Though it’s Cartwright who codified the rules, I suspect the origins of this rule probably go back further.
[QUOTE=Oldguy]
Nitpick, the batter is not instantly out. The proper call for the umpire is along the lines of “Infield fly if fair.”
[/QUOTE]
As has been pointed out, this is what the umpire should say if it’s near the line.
However, the principle of the rule remains the same; the batter is instantly out *because he hit an infield fly. * It is the act of hitting an infield fly that makes the batter out, not any subsequent act. (If it’s subsequently a foul ball, it was never an infield fly in the first place. Infield flies are, by definition, only on fair balls.) This is an important principle in explaining this oft-misunderstood rule; it’s why there cannot be a force play, and why an infielder need not catch it, or even necessarily even TRY to catch it.

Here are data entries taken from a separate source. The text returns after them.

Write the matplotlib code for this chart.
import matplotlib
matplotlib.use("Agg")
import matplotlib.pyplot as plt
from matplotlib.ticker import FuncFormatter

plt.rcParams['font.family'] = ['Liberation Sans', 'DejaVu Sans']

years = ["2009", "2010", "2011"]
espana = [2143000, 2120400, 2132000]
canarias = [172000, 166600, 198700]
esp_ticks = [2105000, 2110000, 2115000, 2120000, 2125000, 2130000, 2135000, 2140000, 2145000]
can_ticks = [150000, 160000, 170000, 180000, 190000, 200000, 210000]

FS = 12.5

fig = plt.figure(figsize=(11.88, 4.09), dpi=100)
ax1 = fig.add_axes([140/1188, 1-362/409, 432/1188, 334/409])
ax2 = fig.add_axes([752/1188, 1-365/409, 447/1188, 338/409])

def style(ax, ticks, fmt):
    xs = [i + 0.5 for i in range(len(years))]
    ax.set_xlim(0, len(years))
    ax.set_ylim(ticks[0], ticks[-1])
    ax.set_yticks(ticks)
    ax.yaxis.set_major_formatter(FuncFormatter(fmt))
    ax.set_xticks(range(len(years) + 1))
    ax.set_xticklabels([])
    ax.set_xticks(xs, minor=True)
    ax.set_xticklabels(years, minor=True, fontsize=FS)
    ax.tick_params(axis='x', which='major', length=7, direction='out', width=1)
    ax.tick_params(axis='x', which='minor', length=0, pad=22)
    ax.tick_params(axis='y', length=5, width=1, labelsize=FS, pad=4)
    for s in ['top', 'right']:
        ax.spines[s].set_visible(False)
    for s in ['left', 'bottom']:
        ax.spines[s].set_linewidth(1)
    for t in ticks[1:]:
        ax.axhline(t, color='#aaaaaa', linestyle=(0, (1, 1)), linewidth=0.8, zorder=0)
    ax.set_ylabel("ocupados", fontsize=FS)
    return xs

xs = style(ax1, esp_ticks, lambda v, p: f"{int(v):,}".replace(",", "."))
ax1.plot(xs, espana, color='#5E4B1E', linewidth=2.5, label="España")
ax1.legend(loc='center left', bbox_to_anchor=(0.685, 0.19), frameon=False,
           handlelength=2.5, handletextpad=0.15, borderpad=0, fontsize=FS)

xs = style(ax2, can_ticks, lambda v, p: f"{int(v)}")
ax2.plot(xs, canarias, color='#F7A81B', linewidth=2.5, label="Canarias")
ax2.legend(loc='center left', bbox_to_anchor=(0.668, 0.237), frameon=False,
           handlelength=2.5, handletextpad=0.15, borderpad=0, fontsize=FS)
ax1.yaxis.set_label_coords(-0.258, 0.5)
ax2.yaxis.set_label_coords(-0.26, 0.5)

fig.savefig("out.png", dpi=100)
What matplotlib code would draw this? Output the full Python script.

This is not true. As soon as the fielder catches the ball, the umpire must call it foul or fair. They do not call it while it is in the air, but as soon as a fielder touches the ball, whether he catches it or not.
Also, in the play described in the OP, the first baseman juggled the ball before he secured the catch. It first fell out of his glove, and then he caught it before it landed. The runners tagged up as soon as the ball touched his glove. The Astros claimed that the runners tagged up too soon as they tagged up before the ball was caught. But the rule is that a runner can tag up as soon as the ball is touched. This is particularly true in softball else the fielder can juggle the ball all the way in to the infield. Not so easy with a glove. BTW, many years ago I took advantage of that rule in a softball game.
Also, as others have noted, whether the ball is foul or fair is not determined by where the fielder’s feet are, but where the ball is when he makes contact with it.
Yes, but my point remains, if you can catch the ball for an out the ball would logically remain in play.
A ball that lands in foul territory is not necessarily a foul ball. Take a look at this improbable one.
That is not unusual. What was unusual is how much the ball was foul before it rolled fair prior to crossing the bag. I
I didn’t say it is unusual, I just offered an improbable example. It has been mentioned a couple of times in this thread that a ball is foul when it lands in foul territory, and I wanted to show that this is not always the case.
“Landing in foul territory” implies that it is a ball hit in the air and landing beyond the first base bag or the third base bag. Ground balls are not usually referred to as “landing”.
A ball hit in the air is determined foul where it lands or where it is caught, or where it crosses the fence or wall surrounding the outfield; however, a groundball is determined fair or foul where it crosses the bag and not where it lands after crossing the bag.
An ‘infield fly if fair’ near the foul line sounds kinda like Schrodinger’s Cat: the batter may have been instantly out (at the moment he hit the ball? or the moment the umpire invoked the infield fly rule? either way…), but we don’t know whether or not he was instantly out until it’s clear which side of the foul line the ball will land/be caught on.
An infielder can’t make a double play if the ball is foul. If it’s fair, infield fly applies and there’s no force on the runner.
What I was trying to get at is something different. In an infield fly rule situation, if the ball is foul, the batter is not out instantly: he’s out if and when the ball is caught before it lands. But if the ball is fair, the batter is out instantly. So if the ball’s close to the foul line, you don’t know whether or not the batter’s already been out the whole time the ball’s been in the air until you know whether the ball’s fair or foul.
I’m not sure what you’re saying about the double play, though. An infielder can’t make a force-out DP in an infield fly situation regardless of if it’s fair or foul. But it would be a DP if the runner tries to advance after the catch in foul ground and is thrown out.